Peter Salgo, MD: We’re going to get into that too. But before we start, let’s just make the distinction. I know it sounds simple; it may not be. Distinguish between type 2 and type 1 diabetes.
Helena W. Rodbard, MD: Very different diseases. Ultimately both diseases, type 1 and type 2, are characterized by high blood glucose levels. However, people with type 2 diabetes start out with insulin resistance. But the pancreas [is] still producing insulin, and in fact may actually be overproducing insulin. [That’s] different from people with type 1, which is an autoimmune disease in which the beta cells of the pancreas have lost their ability to produce insulin. SRV cardiovascular complications
Peter Salgo, MD: You know, again, it sounds simple. But when I was in medical school, when pterodactyls flew through the air, that wasn’t so clear. Type 2 was called adult onset, type 1 was juvenile onset, and it was just an age thing. It’s 2 different diseases.

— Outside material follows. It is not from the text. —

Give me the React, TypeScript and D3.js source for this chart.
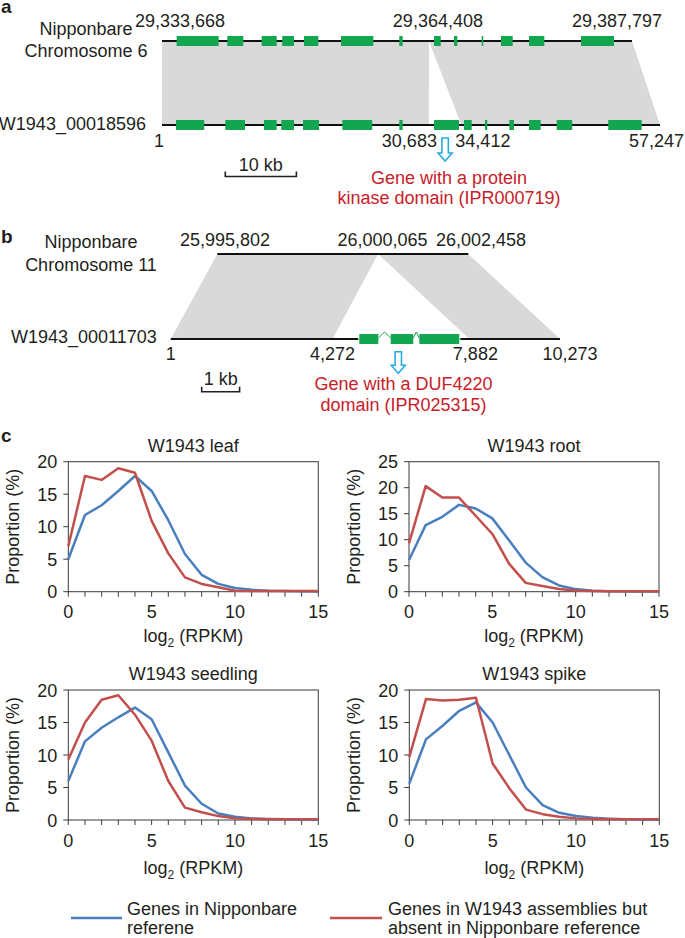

Helena W. Rodbard, MD: It is totally different. And in fact, a lot of people with type 2 diabetes I think [are] misdiagnosed and vice versa. People with type 1 diabetes, just because they are younger, they are being labeled. [There are] people with type 2 diabetes [who] are younger [and] are being mislabeled as having type 2 diabetes. So age is no longer the [criterion].
Peter Salgo, MD: Age is not the issue. So there are older people with type 1 [and] younger people with type 2. [They are] different diseases and you can get them at different ages.
Helena W. Rodbard, MD: Exactly right. Age is no longer a criteria.
Peter Salgo, MD: I told you this was complicated. All right, let’s talk about the microvascular and the macrovascular complications now of type 2 [diabetes], because I think everybody associates type 1 with all these horrendous changes. But type 2 is not off the hook.
Om P. Ganda, MD: No, not at all. You know the complications of diabetes are really what cause havoc in people with diabetes. So we have 2 major types of complications: microvascular, [which] includes retinopathy, nephropathy—now known as CKD, or chronic kidney disease; and neuropathy, both peripheral and autonomic. So these complications are not different from what we see in type 1 diabetes. They occur in all kinds of diabetes. They’re hyperglycemia and how long you had these complications.
Peter Salgo, MD: Let me ask a difficult [but] not impossible question. If these are 2 distinct diseases, each characterized by hyperglycemia, and yet they converge on their vascular complications, why?
Om P. Ganda, MD: Right. I think it’s the pathophysiology as we began to address. Long-term hyperglycemia over a period of years will cause certain changes that lead to not only microvascular changes but some other metabolic changes that lead to the microvascular complications. But let me just add that SRV [systemic right ventricle] cardiovascular complications are concerned—or macrovascular complications, as you said; again, there are 3 kinds—include coronary artery disease, strokes, and peripheral vascular disease. Now these are not unique to diabetes, unlike microvascular complications. They get aggravated in the presence of diabetes, not only hyperglycemia but other major risk factors. High cholesterol, particularly LDL [low-density lipoprotein] cholesterol, other lipids, and hypertension.
Peter Salgo, MD: So there are fellow travelers that are coming along. That’s a complicated disease.
Om P. Ganda, MD: It’s a very complicated disease.